■ **Data block**:
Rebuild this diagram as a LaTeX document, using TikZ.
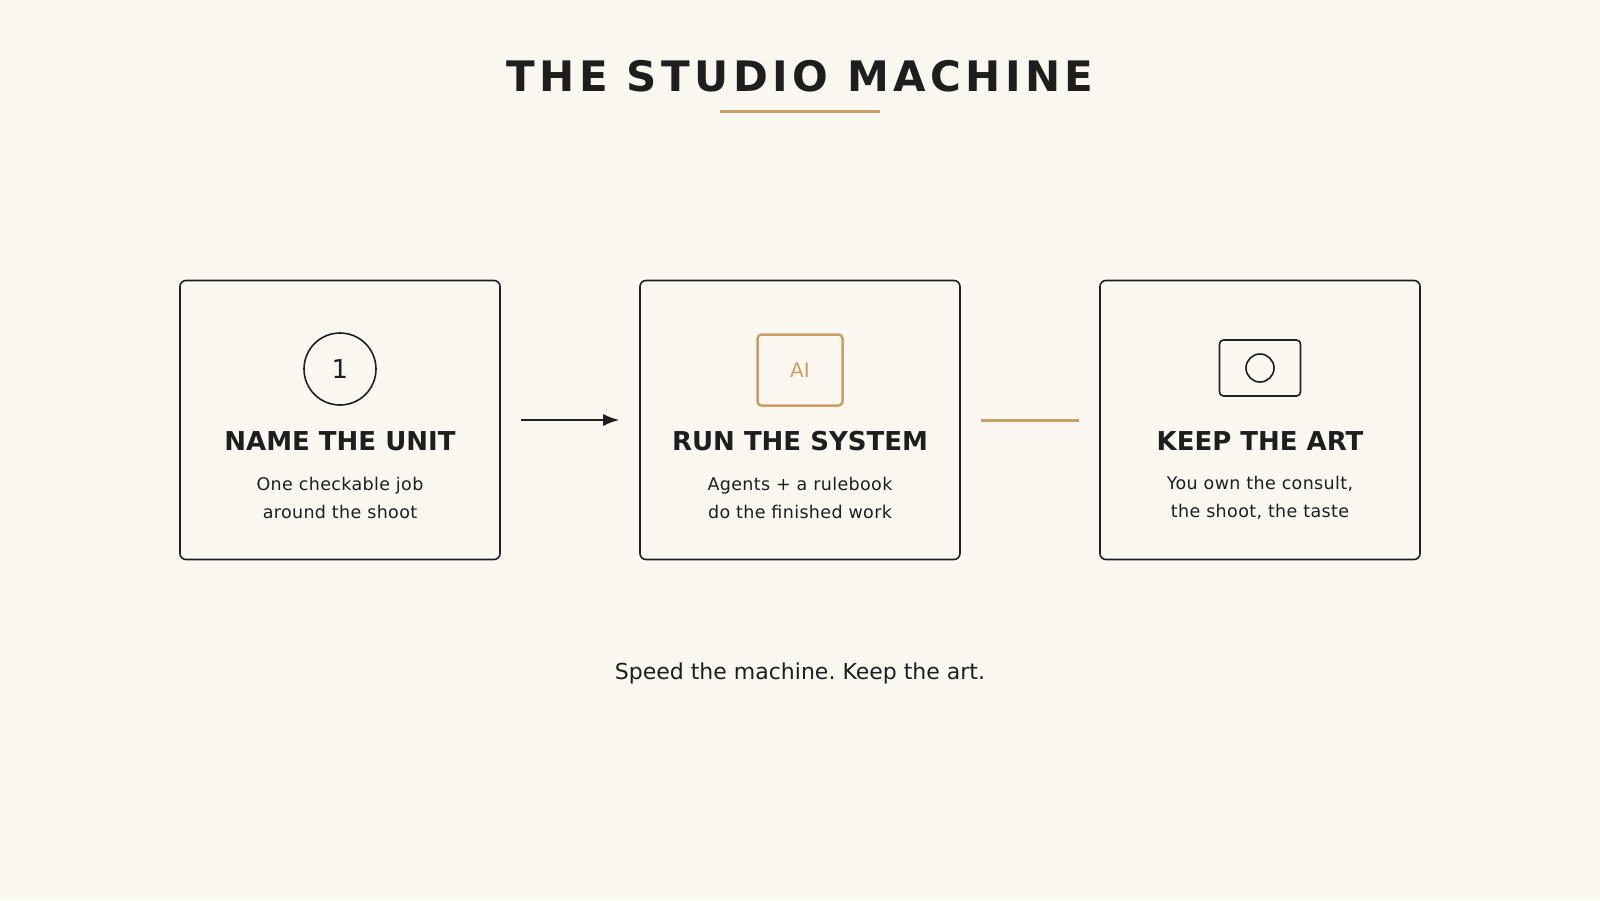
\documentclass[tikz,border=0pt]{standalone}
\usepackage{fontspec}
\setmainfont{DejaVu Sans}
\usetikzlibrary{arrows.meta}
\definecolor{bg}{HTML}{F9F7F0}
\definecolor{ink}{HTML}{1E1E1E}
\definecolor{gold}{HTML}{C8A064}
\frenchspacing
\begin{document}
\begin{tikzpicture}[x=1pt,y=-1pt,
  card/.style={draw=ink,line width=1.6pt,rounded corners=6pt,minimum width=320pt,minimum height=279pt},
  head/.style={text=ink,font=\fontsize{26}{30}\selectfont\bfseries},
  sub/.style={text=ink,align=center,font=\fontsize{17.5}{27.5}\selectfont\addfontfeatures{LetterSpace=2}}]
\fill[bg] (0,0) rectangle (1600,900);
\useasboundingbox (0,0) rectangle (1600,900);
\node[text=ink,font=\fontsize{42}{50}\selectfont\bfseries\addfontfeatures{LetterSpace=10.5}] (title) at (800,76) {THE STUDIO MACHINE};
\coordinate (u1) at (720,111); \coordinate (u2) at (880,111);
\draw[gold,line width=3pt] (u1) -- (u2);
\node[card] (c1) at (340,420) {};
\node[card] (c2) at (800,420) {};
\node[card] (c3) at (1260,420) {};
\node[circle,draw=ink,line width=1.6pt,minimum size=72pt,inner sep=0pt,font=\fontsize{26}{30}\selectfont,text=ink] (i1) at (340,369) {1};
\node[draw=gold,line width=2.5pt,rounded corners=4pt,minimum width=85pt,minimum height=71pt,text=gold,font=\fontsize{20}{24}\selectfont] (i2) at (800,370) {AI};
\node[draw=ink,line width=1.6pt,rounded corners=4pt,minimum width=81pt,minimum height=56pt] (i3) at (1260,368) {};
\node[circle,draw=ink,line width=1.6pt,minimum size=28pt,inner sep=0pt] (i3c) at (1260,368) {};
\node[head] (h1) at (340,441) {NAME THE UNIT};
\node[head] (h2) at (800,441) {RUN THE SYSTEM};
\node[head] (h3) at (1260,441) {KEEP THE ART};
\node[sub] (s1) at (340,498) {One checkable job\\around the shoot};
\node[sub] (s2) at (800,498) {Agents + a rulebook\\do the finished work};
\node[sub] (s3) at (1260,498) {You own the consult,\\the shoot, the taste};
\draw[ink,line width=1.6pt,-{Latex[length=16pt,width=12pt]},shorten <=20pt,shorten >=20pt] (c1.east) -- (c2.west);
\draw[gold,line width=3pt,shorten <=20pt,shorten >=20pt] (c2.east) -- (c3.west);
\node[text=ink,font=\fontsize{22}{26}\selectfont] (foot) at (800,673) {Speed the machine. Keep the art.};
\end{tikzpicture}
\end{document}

■ **Problem description**:
Copy out all of the data word for word. Do not carry over any picture.

■ **Task solution**:
Rebuild this diagram as a LaTeX document, using TikZ.
\documentclass[tikz,border=0pt]{standalone}
\usepackage{fontspec}
\setmainfont{DejaVu Sans}
\usetikzlibrary{arrows.meta}
\definecolor{bg}{HTML}{F9F7F0}
\definecolor{ink}{HTML}{1E1E1E}
\definecolor{gold}{HTML}{C8A064}
\frenchspacing
\begin{document}
\begin{tikzpicture}[x=1pt,y=-1pt,
  card/.style={draw=ink,line width=1.6pt,rounded corners=6pt,minimum width=320pt,minimum height=279pt},
  head/.style={text=ink,font=\fontsize{26}{30}\selectfont\bfseries},
  sub/.style={text=ink,align=center,font=\fontsize{17.5}{27.5}\selectfont\addfontfeatures{LetterSpace=2}}]
\fill[bg] (0,0) rectangle (1600,900);
\useasboundingbox (0,0) rectangle (1600,900);
\node[text=ink,font=\fontsize{42}{50}\selectfont\bfseries\addfontfeatures{LetterSpace=10.5}] (title) at (800,76) {THE STUDIO MACHINE};
\coordinate (u1) at (720,111); \coordinate (u2) at (880,111);
\draw[gold,line width=3pt] (u1) -- (u2);
\node[card] (c1) at (340,420) {};
\node[card] (c2) at (800,420) {};
\node[card] (c3) at (1260,420) {};
\node[circle,draw=ink,line width=1.6pt,minimum size=72pt,inner sep=0pt,font=\fontsize{26}{30}\selectfont,text=ink] (i1) at (340,369) {1};
\node[draw=gold,line width=2.5pt,rounded corners=4pt,minimum width=85pt,minimum height=71pt,text=gold,font=\fontsize{20}{24}\selectfont] (i2) at (800,370) {AI};
\node[draw=ink,line width=1.6pt,rounded corners=4pt,minimum width=81pt,minimum height=56pt] (i3) at (1260,368) {};
\node[circle,draw=ink,line width=1.6pt,minimum size=28pt,inner sep=0pt] (i3c) at (1260,368) {};
\node[head] (h1) at (340,441) {NAME THE UNIT};
\node[head] (h2) at (800,441) {RUN THE SYSTEM};
\node[head] (h3) at (1260,441) {KEEP THE ART};
\node[sub] (s1) at (340,498) {One checkable job\\around the shoot};
\node[sub] (s2) at (800,498) {Agents + a rulebook\\do the finished work};
\node[sub] (s3) at (1260,498) {You own the consult,\\the shoot, the taste};
\draw[ink,line width=1.6pt,-{Latex[length=16pt,width=12pt]},shorten <=20pt,shorten >=20pt] (c1.east) -- (c2.west);
\draw[gold,line width=3pt,shorten <=20pt,shorten >=20pt] (c2.east) -- (c3.west);
\node[text=ink,font=\fontsize{22}{26}\selectfont] (foot) at (800,673) {Speed the machine. Keep the art.};
\end{tikzpicture}
\end{document}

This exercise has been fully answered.